展示物は映像資料だけでなく、実際に活動で使われていたものや、日記など、ほんとうに貴重なもの、普段ならば水俣に行って水俣病考証館でしか見られないような「現地」のパネル展示(複製品)などがあり、どのような「言葉」「声」が、その場で使われているか、その場の空気も一緒に伝えようとしていたと感じた。

それから、わたしがいいなあと思ったのは、「地元学」という取組みについて。地元の人でもやはり、自分の住んでいる地域に対して知らない部分があったりもする。実際に歩いて、写真付きの地図を作って、(水俣病から離れた)「地元」を発見していくという試みは、わたしも自分の地域でもやってみたいと思ったし、地元のひとが集めた情報から、「水俣」を体験したいとも思う。

去年、市立の水俣病資料館へ行ったときに、わたしがとても印象に残ったのは、この地元学の取組みの展示(だったのではないかといまでは思う)かなあと思うのだが、水俣の地図に地元のひとたちが実際に歩いて発見したことをイラストで描き込んでいるものだった。そこに「カワセミがまだいる」と書かれていた。

「カワセミがまだいる」

「まだ」という言葉をえらんでこの鳥の存在が地図に書き込まれていることは、わたしに、「自分が生きている土地を歩くとはどういうことか」を教えてくれるものだと思った。「まだ」という言葉。それは、「過去」を知っているから付けられる言葉だ。カワセミという鳥は川にいるイメージがあるけれど、じつは海にもやってくる。この土地の歴史を考えるとき、汚染された海で魚を捕っていたカワセミたちのことはもちろん考えるし、「まだ」という言葉にそういったイメージを想起させられることはたしかにある。だが、「まだ」と言うとき、ひとは、歴史だけでなく、自分の過去に積み重ねてきたものも内包してその言葉をえらぶ場合があると思うのだ。
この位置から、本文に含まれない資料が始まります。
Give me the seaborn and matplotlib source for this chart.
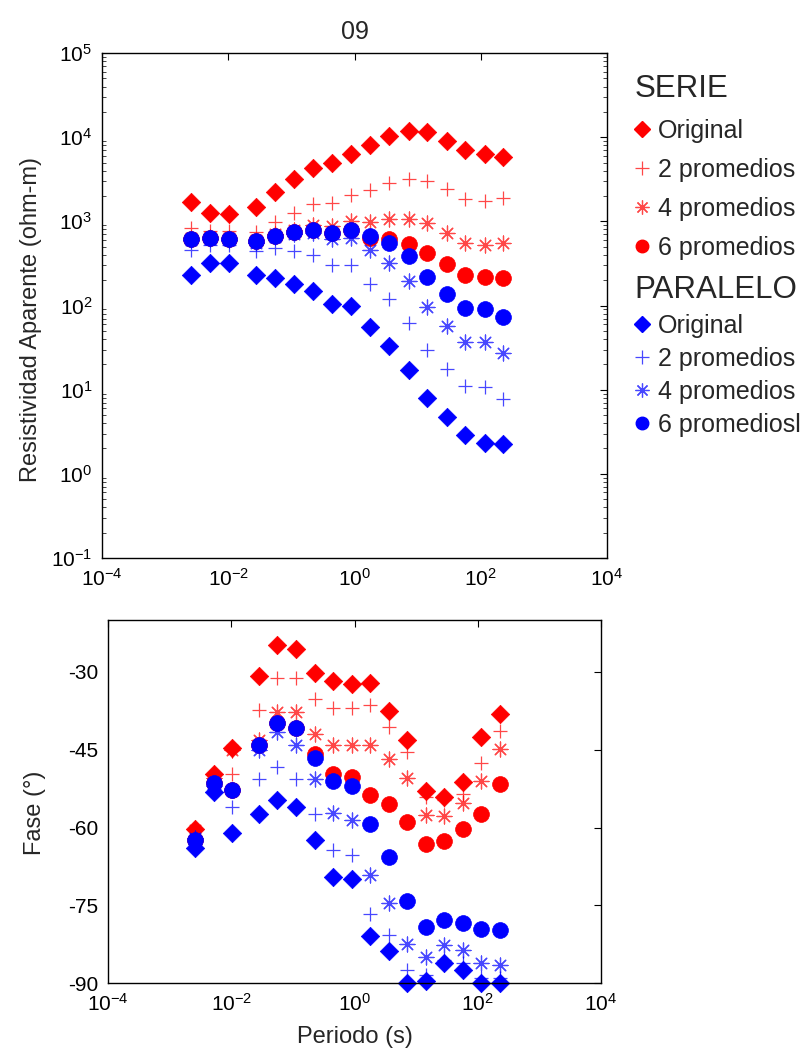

子どものころにこの場所で見た、だけど大人になって山野を歩かなくなって……とか、父母、祖父母、地元のしらない老人たちから「いる」と聞いていた、その「聞いていた」ことが目の前にあらわれた、とか……。大きな地域の歴史としての「まだ」と、個人の過去の「まだ」その交差点が、あの「まだ」にあったのではないか、と。

たった一つの事柄を示しているのではなく、いくつもの意味を抱きかかえている言葉を受け取る。――言葉と向き合うことに、難しさを感じながら、希望を感じる瞬間でもある。